— BEGIN —

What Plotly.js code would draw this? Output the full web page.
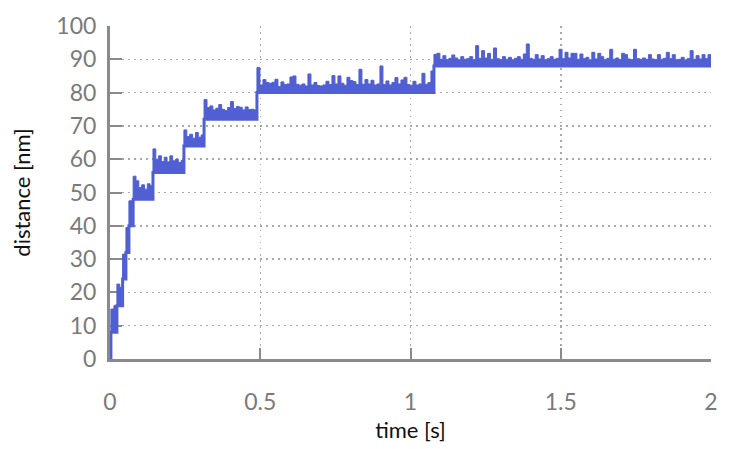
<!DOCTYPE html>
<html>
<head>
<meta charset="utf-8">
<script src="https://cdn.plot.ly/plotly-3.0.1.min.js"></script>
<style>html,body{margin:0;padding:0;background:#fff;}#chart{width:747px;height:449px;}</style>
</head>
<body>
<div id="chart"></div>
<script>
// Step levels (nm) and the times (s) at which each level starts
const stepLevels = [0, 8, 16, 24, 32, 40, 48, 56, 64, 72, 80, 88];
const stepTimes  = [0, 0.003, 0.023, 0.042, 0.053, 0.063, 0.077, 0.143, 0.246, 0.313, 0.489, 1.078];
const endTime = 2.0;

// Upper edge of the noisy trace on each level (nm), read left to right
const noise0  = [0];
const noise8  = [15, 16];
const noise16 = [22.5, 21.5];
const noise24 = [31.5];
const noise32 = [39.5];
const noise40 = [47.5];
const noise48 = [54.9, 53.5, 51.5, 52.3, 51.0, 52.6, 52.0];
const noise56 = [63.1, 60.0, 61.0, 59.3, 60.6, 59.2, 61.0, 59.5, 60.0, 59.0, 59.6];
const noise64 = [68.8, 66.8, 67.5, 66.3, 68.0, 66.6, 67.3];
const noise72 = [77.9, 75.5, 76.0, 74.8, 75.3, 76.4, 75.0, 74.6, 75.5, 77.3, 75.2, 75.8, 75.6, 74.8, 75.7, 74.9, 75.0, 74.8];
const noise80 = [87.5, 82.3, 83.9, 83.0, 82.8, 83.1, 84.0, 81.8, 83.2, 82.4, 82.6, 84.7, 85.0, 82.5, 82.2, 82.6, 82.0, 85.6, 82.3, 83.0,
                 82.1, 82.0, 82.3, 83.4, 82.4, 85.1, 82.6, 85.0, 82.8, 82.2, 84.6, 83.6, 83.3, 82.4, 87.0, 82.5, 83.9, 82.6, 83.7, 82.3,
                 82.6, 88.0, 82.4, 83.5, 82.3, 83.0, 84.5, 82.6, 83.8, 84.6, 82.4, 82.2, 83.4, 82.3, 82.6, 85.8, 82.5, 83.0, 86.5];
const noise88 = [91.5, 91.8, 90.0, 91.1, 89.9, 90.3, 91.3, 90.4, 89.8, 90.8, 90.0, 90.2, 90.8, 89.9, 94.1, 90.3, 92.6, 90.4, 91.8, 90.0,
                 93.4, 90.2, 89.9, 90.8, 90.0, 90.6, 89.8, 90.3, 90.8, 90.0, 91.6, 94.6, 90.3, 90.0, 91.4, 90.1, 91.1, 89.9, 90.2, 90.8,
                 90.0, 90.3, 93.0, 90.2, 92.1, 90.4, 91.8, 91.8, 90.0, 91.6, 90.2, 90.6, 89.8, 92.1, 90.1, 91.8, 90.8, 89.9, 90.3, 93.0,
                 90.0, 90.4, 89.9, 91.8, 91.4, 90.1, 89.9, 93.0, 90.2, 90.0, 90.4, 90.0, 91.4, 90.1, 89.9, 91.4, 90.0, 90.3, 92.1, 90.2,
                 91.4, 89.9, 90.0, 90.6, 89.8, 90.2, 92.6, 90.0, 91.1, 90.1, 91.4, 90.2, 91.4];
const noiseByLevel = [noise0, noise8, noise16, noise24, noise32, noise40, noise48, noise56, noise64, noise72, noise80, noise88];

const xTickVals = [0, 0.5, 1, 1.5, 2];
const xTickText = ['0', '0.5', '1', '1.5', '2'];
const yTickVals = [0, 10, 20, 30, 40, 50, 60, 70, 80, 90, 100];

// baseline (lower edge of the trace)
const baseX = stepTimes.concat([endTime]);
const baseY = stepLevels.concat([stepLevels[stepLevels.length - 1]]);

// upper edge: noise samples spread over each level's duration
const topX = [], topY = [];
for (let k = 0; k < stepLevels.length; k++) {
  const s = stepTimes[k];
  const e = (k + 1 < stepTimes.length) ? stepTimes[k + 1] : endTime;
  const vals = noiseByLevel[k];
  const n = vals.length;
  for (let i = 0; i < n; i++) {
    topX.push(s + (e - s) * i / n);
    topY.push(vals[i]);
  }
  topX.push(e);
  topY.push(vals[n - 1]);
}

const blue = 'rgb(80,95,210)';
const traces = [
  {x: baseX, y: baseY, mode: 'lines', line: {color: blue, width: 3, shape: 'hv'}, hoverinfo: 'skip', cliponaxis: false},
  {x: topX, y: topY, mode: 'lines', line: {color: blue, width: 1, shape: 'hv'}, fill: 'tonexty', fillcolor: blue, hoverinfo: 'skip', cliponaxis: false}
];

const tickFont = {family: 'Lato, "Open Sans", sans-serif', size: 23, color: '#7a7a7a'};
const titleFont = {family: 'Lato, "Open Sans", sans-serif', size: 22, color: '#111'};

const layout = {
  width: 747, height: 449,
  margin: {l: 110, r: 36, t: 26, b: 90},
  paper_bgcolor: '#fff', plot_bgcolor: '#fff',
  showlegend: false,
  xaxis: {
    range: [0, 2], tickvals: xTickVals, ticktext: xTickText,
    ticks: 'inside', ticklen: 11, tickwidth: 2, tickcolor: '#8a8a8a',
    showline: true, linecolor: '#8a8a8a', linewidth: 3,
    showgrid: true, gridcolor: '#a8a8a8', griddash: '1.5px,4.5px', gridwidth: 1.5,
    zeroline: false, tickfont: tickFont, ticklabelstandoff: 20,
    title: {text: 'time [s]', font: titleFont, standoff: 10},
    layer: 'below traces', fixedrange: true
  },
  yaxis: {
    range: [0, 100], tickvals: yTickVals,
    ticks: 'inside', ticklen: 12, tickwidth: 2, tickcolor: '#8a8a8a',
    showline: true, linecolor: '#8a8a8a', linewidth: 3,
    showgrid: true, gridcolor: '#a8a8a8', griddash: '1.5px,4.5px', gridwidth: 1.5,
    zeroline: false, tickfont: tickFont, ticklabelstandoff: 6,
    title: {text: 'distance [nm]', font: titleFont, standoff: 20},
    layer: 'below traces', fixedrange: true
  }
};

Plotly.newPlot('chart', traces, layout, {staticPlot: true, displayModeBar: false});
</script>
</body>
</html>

— END —

▶ _EXERCISE PROMPT_
Give again, word for word, every line from the top of the data above to the line holding "const endTime = 2.0;", inclusive, with the pictures left out.

▶ _THE RESULT_
What Plotly.js code would draw this? Output the full web page.
<!DOCTYPE html>
<html>
<head>
<meta charset="utf-8">
<script src="https://cdn.plot.ly/plotly-3.0.1.min.js"></script>
<style>html,body{margin:0;padding:0;background:#fff;}#chart{width:747px;height:449px;}</style>
</head>
<body>
<div id="chart"></div>
<script>
// Step levels (nm) and the times (s) at which each level starts
const stepLevels = [0, 8, 16, 24, 32, 40, 48, 56, 64, 72, 80, 88];
const stepTimes  = [0, 0.003, 0.023, 0.042, 0.053, 0.063, 0.077, 0.143, 0.246, 0.313, 0.489, 1.078];
const endTime = 2.0;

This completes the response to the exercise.